Apache Flink is an open-source, unified stream-processing and batch-processing framework developed by the Apache Software Foundation. It is a distributed processing engine for stateful computations over unbounded and bounded data streams. The core of Apache Flink is a distributed streaming data-flow engine written in Java and Scala, which executes arbitrary dataflow programs in a data-parallel and pipelined manner. Flinks pipelined runtime system enables the execution of bulk/batch and stream processing programs.

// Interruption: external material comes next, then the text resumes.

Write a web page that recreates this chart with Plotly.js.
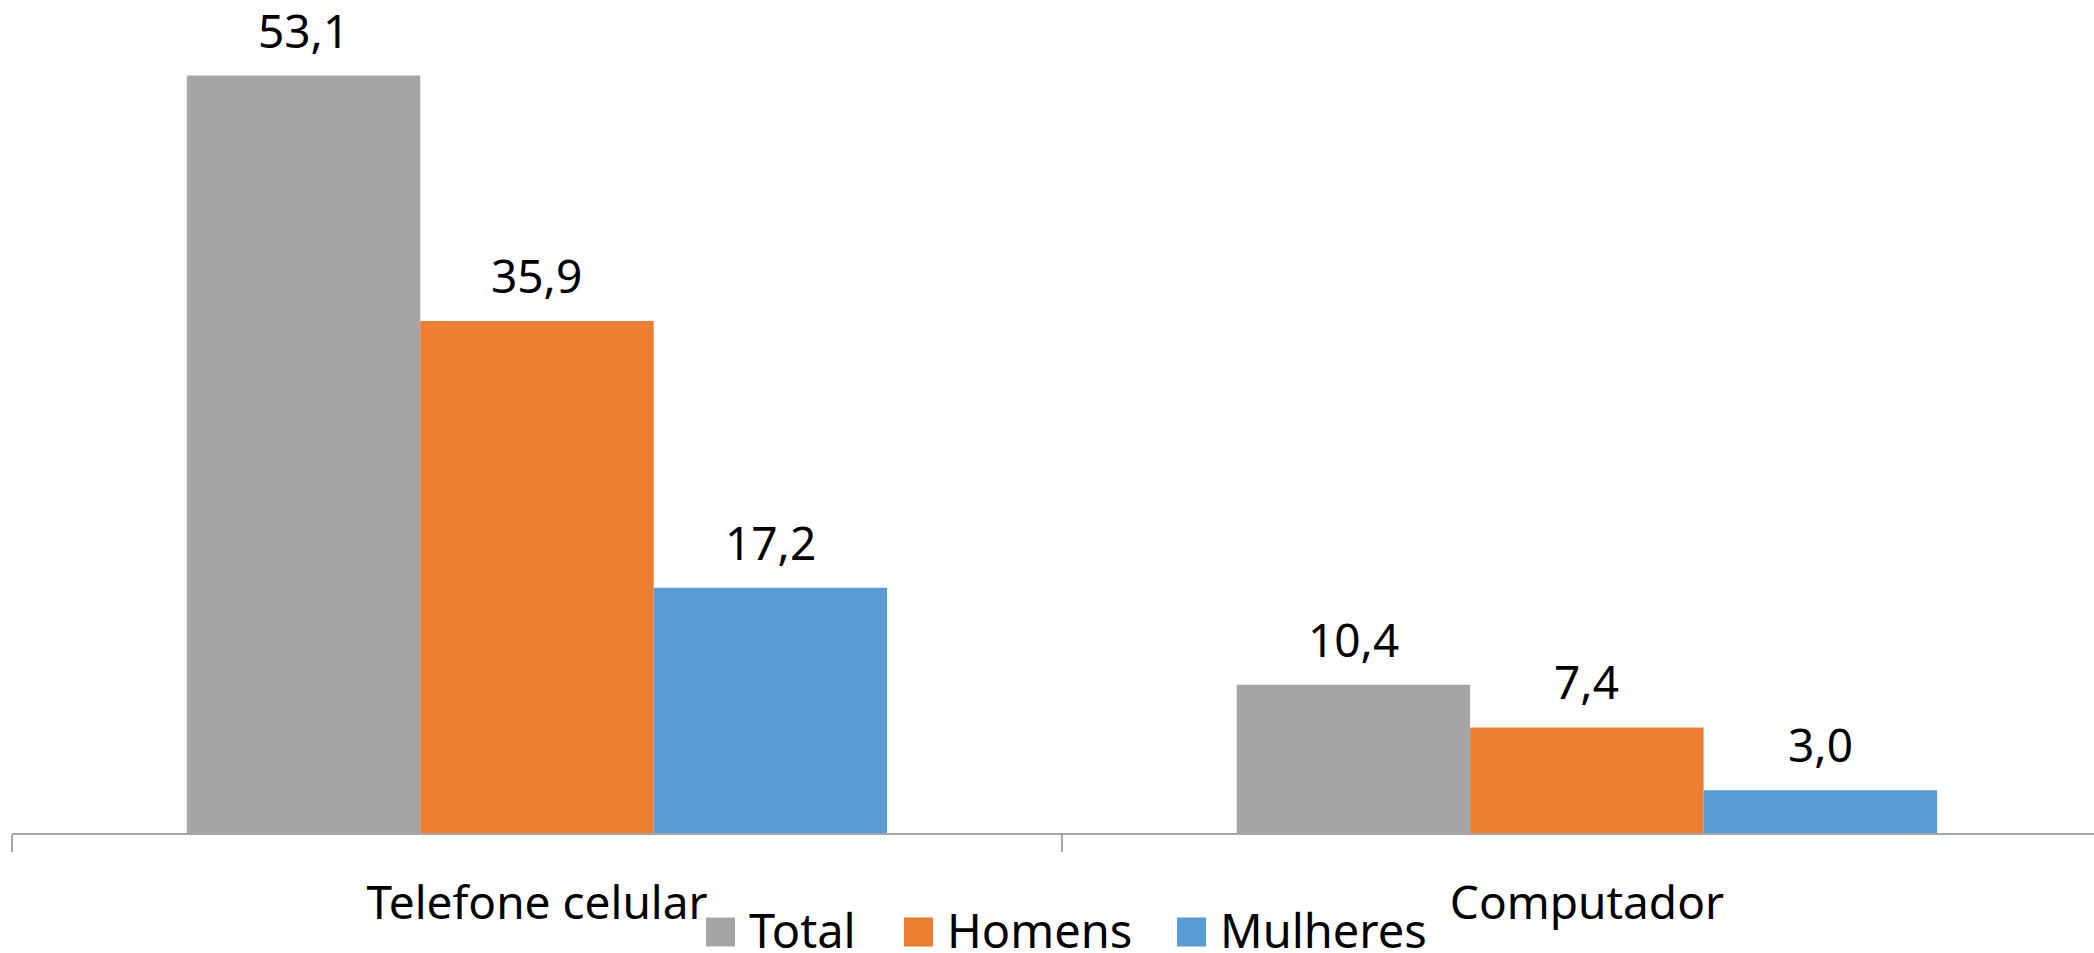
<!DOCTYPE html>
<html>
<head>
<meta charset="utf-8">
<script src="https://cdn.plot.ly/plotly-3.0.1.min.js"></script>
<style>
html,body{margin:0;padding:0;background:#fff;}
#chart{width:2094px;height:953px;}
</style>
</head>
<body>
<div id="chart"></div>
<script>
const categories = ["Telefone celular", "Computador"];
const seriesNames = ["Total", "Homens", "Mulheres"];
const total = [53.1, 10.4];
const homens = [35.9, 7.4];
const mulheres = [17.2, 3.0];
const colors = ["#A5A5A5", "#ED7D31", "#5B9BD5"];

const FONT = "Noto Sans, Open Sans, sans-serif";
const values = [total, homens, mulheres];

const BAR_PX = 233.3;   // pixel width of one bar (style)
const data = values.map((v, i) => ({
  type: "bar",
  name: seriesNames[i],
  x: categories,
  y: v,
  marker: {color: colors[i], line: {width: 0}},
  hoverinfo: "skip"
}));

// value labels placed above each bar through the axes
const annotations = [];
values.forEach((v, i) => {
  v.forEach((val, j) => {
    annotations.push({
      x: categories[j],
      y: val,
      xref: "x",
      yref: "y",
      xshift: (i - 1) * BAR_PX,
      yshift: 13,
      yanchor: "bottom",
      xanchor: "center",
      showarrow: false,
      text: val.toFixed(1).replace(".", ","),
      font: {family: FONT, size: 46, color: "#000"}
    });
  });
});

const layout = {
  width: 2094,
  height: 953,
  margin: {l: 12, r: 0, t: 0, b: 120},
  paper_bgcolor: "#fff",
  plot_bgcolor: "#fff",
  separators: ",.",
  barmode: "group",
  bargap: 0.333,
  bargroupgap: 0,
  font: {family: FONT, size: 46, color: "#000"},
  annotations: annotations,
  xaxis: {
    type: "category",
    range: [-0.5, 1.483],
    showline: true,
    linecolor: "#a6a6a6",
    linewidth: 2,
    ticks: "outside",
    tickson: "boundaries",
    ticklen: 17,
    tickwidth: 2,
    tickcolor: "#a6a6a6",
    ticklabelstandoff: 29,
    tickfont: {family: FONT, size: 46, color: "#000"},
    showgrid: false,
    zeroline: false,
    fixedrange: true
  },
  yaxis: {
    range: [0, 58.4],
    visible: false,
    showgrid: false,
    zeroline: false,
    fixedrange: true
  },
  showlegend: true,
  legend: {
    orientation: "h",
    x: 0.5,
    xanchor: "center",
    y: -0.02,
    yanchor: "top",
    font: {family: FONT, size: 47, color: "#000"},
    bgcolor: "rgba(0,0,0,0)",
    itemclick: false,
    itemdoubleclick: false,
    traceorder: "normal"
  }
};

// legend layout targets (text left edge, text baseline, square size, gap)
const LEG_TEXT_LEFT = [749, 947, 1220];
const LEG_BASELINE = 948;
const LEG_SQ = 29;
const LEG_GAP = 14;

function parseTranslate(el) {
  const t = el.getAttribute("transform") || "";
  const m = t.match(/translate\(\s*([-\d.e]+)[ ,]+([-\d.e]+)\s*\)/);
  return m ? [parseFloat(m[1]), parseFloat(m[2])] : [0, 0];
}

Plotly.newPlot("chart", data, layout, {displayModeBar: false, staticPlot: true}).then(() => {
  const sb = document.querySelector(".legend .scrollbox");
  if (sb) sb.removeAttribute("clip-path");
  const legendEl = document.querySelector(".legend");
  if (legendEl) legendEl.removeAttribute("clip-path");
  const items = document.querySelectorAll(".legend .traces");
  items.forEach((g, i) => {
    const text = g.querySelector(".legendtext");
    if (!text || i >= LEG_TEXT_LEFT.length) return;
    const r = text.getBoundingClientRect();
    const ctm = text.getScreenCTM();
    const baseline = ctm.f + parseFloat(text.getAttribute("y") || 0);
    const [tx, ty] = parseTranslate(g);
    g.setAttribute("transform", `translate(${tx + LEG_TEXT_LEFT[i] - r.left},${ty + LEG_BASELINE - baseline})`);
  });
  items.forEach((g, i) => {
    const text = g.querySelector(".legendtext");
    const path = g.querySelector(".legendpoints path");
    if (!text || !path) return;
    const r = text.getBoundingClientRect();
    const ctm = text.getScreenCTM();
    const baseline = ctm.f + parseFloat(text.getAttribute("y") || 0);
    path.removeAttribute("transform");
    const pc = path.parentNode.getScreenCTM();
    const cx = r.left - LEG_GAP - LEG_SQ / 2;
    const cy = baseline - 16;
    path.setAttribute("transform", `translate(${cx - pc.e},${cy - pc.f}) scale(${LEG_SQ / 12})`);
  });
});
</script>
</body>
</html>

Some key features of Apache Flink include:
-
Exactly-once consistency guarantees: Flink offers advanced state management with exactly-once consistency guarantees, event-time processing semantics with sophisticated out-of-order and late data handling.
-
Unified programming interface: Flink offers a unified programming interface for both stream and batch processing.
-
Scalability: Flink is designed to run stateful streaming applications at any scale. Applications are parallelized into possibly thousands of tasks that are distributed and concurrently executed in a cluster.
-
Resource management: Flink integrates with all common cluster resource managers such as Hadoop YARN, Apache Mesos, and Kubernetes but can also be set up to run as a stand-alone cluster.

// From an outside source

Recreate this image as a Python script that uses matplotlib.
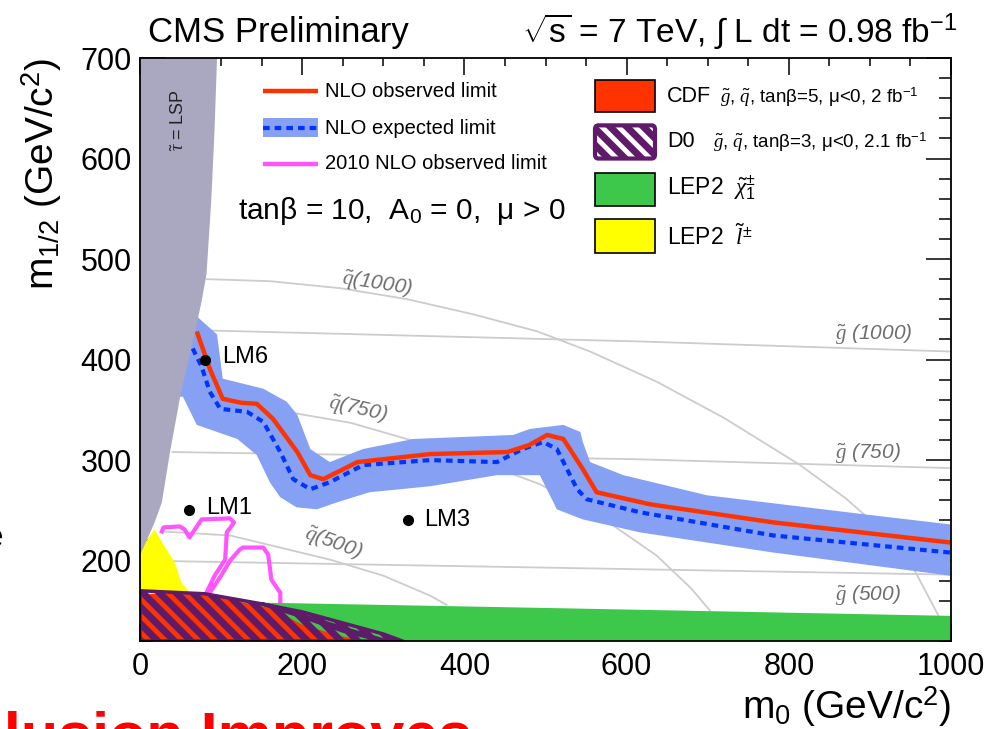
import numpy as np
import matplotlib
matplotlib.use("Agg")
import matplotlib.pyplot as plt
from matplotlib.patches import Polygon, Rectangle, FancyBboxPatch
from matplotlib.ticker import MultipleLocator

plt.rcParams.update({
    "font.family": ["Liberation Sans", "DejaVu Sans"],
    "mathtext.fontset": "custom",
    "mathtext.rm": "Liberation Sans",
    "mathtext.it": "Liberation Serif:italic",
    "mathtext.bf": "Liberation Sans:bold",
    "hatch.linewidth": 5.0,
})

# ---- exclusion contours (m0, m1/2) in GeV ----
obs_m0 = [70, 86, 102, 125, 144, 164, 194, 210, 226, 268, 358, 453, 480, 502, 522, 546, 563, 629, 781, 999]
obs_m12 = [428, 391, 361, 357, 356, 341, 308, 285, 281, 298, 306, 308, 315, 325, 321, 291, 268, 256, 238, 218]

exp_m0 = [65, 76, 86, 99, 132, 152, 173, 189, 210, 234, 275, 358, 440, 472, 497, 514, 539, 551, 617, 781, 999]
exp_m12 = [411, 393, 368, 351, 348, 338, 308, 281, 271, 278, 295, 300, 298, 311, 318, 311, 271, 261, 248, 225, 208]

band_hi_m0 = [60, 70, 95, 102, 152, 181, 194, 210, 234, 275, 337, 460, 481, 522, 543, 546, 555, 596, 699, 904, 999]
band_hi_m12 = [447, 443, 425, 381, 371, 358, 345, 311, 298, 311, 321, 325, 331, 335, 328, 318, 298, 285, 265, 245, 236]
band_lo_m0 = [45, 53, 70, 120, 144, 160, 173, 193, 218, 243, 283, 358, 440, 493, 514, 546, 617, 781, 999]
band_lo_m12 = [363, 363, 335, 321, 305, 278, 263, 253, 251, 258, 268, 274, 285, 285, 251, 241, 228, 208, 185]

lim2010_m0 = [27, 29, 49, 55, 61, 76, 111, 116, 107, 105, 92, 82, 86, 100, 111, 123, 127, 152, 158, 162, 173, 173]
lim2010_m12 = [229, 233, 234, 231, 223, 241, 242, 238, 228, 201, 185, 168, 168, 185, 200, 211, 213, 213, 206, 181, 168, 158]

# ---- theoretically / previously excluded regions ----
lsp_m0 = [0, 0, 18, 27, 37, 50, 68, 76, 82, 88, 92, 95, 0]
lsp_m12 = [120, 205, 238, 258, 308, 365, 428, 458, 485, 560, 630, 700, 700]

lep_slep_m0 = [0, 0, 18, 28, 43, 51, 62, 66, 0]
lep_slep_m12 = [120, 211, 231, 217, 198, 178, 168, 120, 120]

lep_chi_m0 = [0, 160, 493, 1000, 1000, 0]
lep_chi_m12 = [160, 158, 153, 145, 120, 120]

cdf_m0 = [0, 0, 40, 74, 123, 160, 201, 247, 300, 0]
cdf_m12 = [120, 166, 168, 168, 159, 153, 136, 125, 117, 120]

d0_main_m0 = [0, 0, 80, 150, 200, 250, 300, 0]
d0_main_m12 = [120, 170, 167, 157, 144, 130, 120, 120]
d0_lobe_m0 = [150, 200, 250, 300, 327, 300, 250, 210, 170]
d0_lobe_m12 = [157, 149, 138, 127, 119, 121, 133, 143, 153]

# ---- iso-mass contours ----
sq500_m0 = [27, 111, 234, 300, 358, 378]
sq500_m12 = [229, 225, 201, 185, 165, 156]
sq750_m0 = [55, 120, 181, 260, 329, 400, 460, 493, 560, 637, 680, 703]
sq750_m12 = [362, 358, 348, 337, 321, 305, 286, 276, 248, 205, 172, 150]
sq1000_m0 = [82, 160, 247, 330, 411, 490, 555, 637, 720, 814, 870, 904, 950, 984, 998]
sq1000_m12 = [480, 478, 471, 460, 445, 428, 408, 378, 342, 295, 262, 238, 198, 146, 120]
gl500_m0 = [0, 500, 1000]
gl500_m12 = [200, 193, 186]
gl750_m0 = [40, 604, 1000]
gl750_m12 = [308, 301, 292]
gl1000_m0 = [82, 617, 1000]
gl1000_m12 = [429, 418, 408]

# ---- benchmark points ----
lm_names = ["LM1", "LM3", "LM6"]
lm_m0 = [60, 330, 80]
lm_m12 = [250, 240, 400]

RED = "#ff3300"
BLUE = "#0033ff"
BAND = "#86a0f3"
PINK = "#ff55ff"
PURPLE = "#5f1a69"
GREEN = "#3ec84b"
YELLOW = "#ffff00"
LSPGRAY = "#aaa8c0"
ISO = "#cccccc"
ISOTXT = "#6e6e6e"

fig = plt.figure(figsize=(10.05, 7.29), dpi=100)
ax = fig.add_axes([0.1393, 0.1207, 0.8070, 0.7997])
ax.set_xlim(0, 1000)
ax.set_ylim(120, 700)

# iso-mass lines
for xs, ys in [(sq500_m0, sq500_m12), (sq750_m0, sq750_m12), (sq1000_m0, sq1000_m12),
               (gl500_m0, gl500_m12), (gl750_m0, gl750_m12), (gl1000_m0, gl1000_m12)]:
    ax.plot(xs, ys, color=ISO, lw=1.3, zorder=1)

iso_labels = [
    (r"$\tilde{q}$(1000)", 293, 475, -9),
    (r"$\tilde{q}$(750)", 269, 351, -13),
    (r"$\tilde{q}$(500)", 238, 218, -20),
    (r"$\tilde{g}$ (1000)", 905, 425, 0),
    (r"$\tilde{g}$ (750)", 898, 307, 0),
    (r"$\tilde{g}$ (500)", 898, 166, 0),
]
for txt, x, y, rot in iso_labels:
    ax.text(x, y, txt, color=ISOTXT, fontsize=15, style="italic", rotation=rot,
            ha="center", va="center", zorder=2, rotation_mode="anchor")

# expected band and lines
band_x = band_hi_m0 + band_lo_m0[::-1]
band_y = band_hi_m12 + band_lo_m12[::-1]
ax.add_patch(Polygon(np.column_stack([band_x, band_y]), closed=True,
                     facecolor=BAND, edgecolor="none", zorder=3))
ax.plot(exp_m0, exp_m12, color=BLUE, lw=3, ls=(0, (1.6, 1.2)), zorder=4)
ax.plot(obs_m0, obs_m12, color=RED, lw=3.2, zorder=5, solid_capstyle="butt")
ax.plot(lim2010_m0, lim2010_m12, color=PINK, lw=3, zorder=5, solid_joinstyle="round")

# excluded regions
ax.add_patch(Polygon(np.column_stack([lep_chi_m0, lep_chi_m12]), closed=True,
                     facecolor=GREEN, edgecolor="none", zorder=6))
ax.add_patch(Polygon(np.column_stack([lep_slep_m0, lep_slep_m12]), closed=True,
                     facecolor=YELLOW, edgecolor="none", zorder=6))
ax.add_patch(Polygon(np.column_stack([cdf_m0, cdf_m12]), closed=True,
                     facecolor=RED, edgecolor="none", zorder=7))
for xs, ys in [(d0_main_m0, d0_main_m12), (d0_lobe_m0, d0_lobe_m12)]:
    ax.add_patch(Polygon(np.column_stack([xs, ys]), closed=True, facecolor="none",
                         edgecolor=PURPLE, hatch="\\\\", lw=2.5, zorder=8))
ax.add_patch(Polygon(np.column_stack([lsp_m0, lsp_m12]), closed=True,
                     facecolor=LSPGRAY, edgecolor="none", zorder=9))
ax.text(49, 638, r"$\tilde{\tau}$ = LSP", rotation=90, fontsize=13, ha="center",
        va="center", color="#222222", zorder=10)

# benchmark points
ax.plot(lm_m0, lm_m12, "o", color="black", ms=7, zorder=11)
lm_label_pos = {"LM1": (81, 252), "LM3": (350, 240), "LM6": (101, 403)}
for name in lm_names:
    x, y = lm_label_pos[name]
    ax.text(x, y, name, fontsize=17, ha="left", va="center", zorder=11)

# left legend block
ax.plot([152, 219], [667, 667], color=RED, lw=3.2, zorder=12, solid_capstyle="butt")
ax.text(228, 667, "NLO observed limit", fontsize=14.5, va="center", zorder=12)
ax.add_patch(Rectangle((152, 621), 67, 19, facecolor=BAND, edgecolor="none", zorder=12))
ax.plot([152, 219], [630.5, 630.5], color=BLUE, lw=3, ls=(0, (1.6, 1.2)), zorder=13)
ax.text(228, 630, "NLO expected limit", fontsize=14.5, va="center", zorder=12)
ax.plot([152, 219], [595, 595], color=PINK, lw=3.2, zorder=12, solid_capstyle="butt")
ax.text(228, 595, "2010 NLO observed limit", fontsize=14.5, va="center", zorder=12)
ax.text(121, 548, r"tanβ = 10,  A$_{0}$ = 0,  μ > 0", fontsize=21.5, va="center", zorder=12)

# right legend block
ax.add_patch(Rectangle((561, 646), 74, 32, facecolor=RED, edgecolor="black", lw=1.2, zorder=12))
ax.add_patch(FancyBboxPatch((563, 602), 70, 29, boxstyle="round,pad=2,rounding_size=4",
                            facecolor="white", edgecolor=PURPLE, hatch="\\\\", lw=3, zorder=12,
                            mutation_aspect=1))
ax.add_patch(Rectangle((561, 553), 74, 33, facecolor=GREEN, edgecolor="black", lw=1.2, zorder=12))
ax.add_patch(Rectangle((561, 506), 74, 34, facecolor=YELLOW, edgecolor="black", lw=1.2, zorder=12))
ax.text(650, 662, "CDF", fontsize=15.5, va="center", zorder=12)
ax.text(715, 661, r"$\tilde{g}$, $\tilde{q}$, tanβ=5, μ<0, 2 fb$^{-1}$", fontsize=13.5,
        va="center", zorder=12)
ax.text(650, 617, "D0", fontsize=15.5, va="center", zorder=12)
ax.text(706, 616, r"$\tilde{g}$, $\tilde{q}$, tanβ=3, μ<0, 2.1 fb$^{-1}$", fontsize=13.5,
        va="center", zorder=12)
ax.text(650, 571, r"LEP2  $\tilde{\chi}^{\pm}_{1}$", fontsize=16.5, va="center", zorder=12)
ax.text(650, 522, r"LEP2  $\tilde{l}^{\pm}$", fontsize=16.5, va="center", zorder=12)

# axes styling
ax.xaxis.set_major_locator(MultipleLocator(200))
ax.xaxis.set_minor_locator(MultipleLocator(50))
ax.yaxis.set_major_locator(MultipleLocator(100))
ax.yaxis.set_minor_locator(MultipleLocator(20))
ax.tick_params(axis="both", which="both", direction="in", top=True, right=True,
               width=1.1, color="black", zorder=20)
ax.tick_params(axis="x", which="major", length=12, labelsize=22, pad=8)
ax.tick_params(axis="x", which="minor", length=6)
ax.tick_params(axis="y", which="major", length=18, labelsize=22, pad=6)
ax.tick_params(axis="y", which="minor", length=9)
for sp in ax.spines.values():
    sp.set_linewidth(1.3)
    sp.set_zorder(20)
ax.set_axisbelow(False)

ax.set_xlabel(r"m$_{0}$ (GeV/c$^{2}$)", fontsize=28, loc="right", labelpad=2)
ax.set_ylabel(r"m$_{1/2}$ (GeV/c$^{2}$)", fontsize=28, loc="top", labelpad=12)

fig.text(0.147, 0.956, "CMS Preliminary", fontsize=25, ha="left", va="center")
fig.text(0.952, 0.958, r"$\sqrt{\mathrm{s}}$ = 7 TeV, $\int$ L dt = 0.98 fb$^{-1}$",
         fontsize=24, ha="right", va="center")

# slide text running off the page edges
fig.text(-0.104, 0.025, "Exclusion Improves", fontsize=44, fontweight="bold",
         color="#ff0000", ha="left", va="top")
fig.text(-0.006, 0.262, "e", fontsize=24, ha="center", va="center")

fig.savefig("out.png", dpi=100)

Apache Flink is used to build many different types of streaming and batch applications, due to its broad set of features. Some common types of applications powered by Apache Flink are event-driven applications, stream and batch analytics, data pipelines, and ETL. Flink provides a rich set of connectors to various storage systems such as Kafka, Kinesis, Elasticsearch, and JDBC database systems. Flink has been proven to scale to thousands of cores and terabytes of application state, delivering high throughput and low latency, and powering some of the world’s most demanding stream processing applications.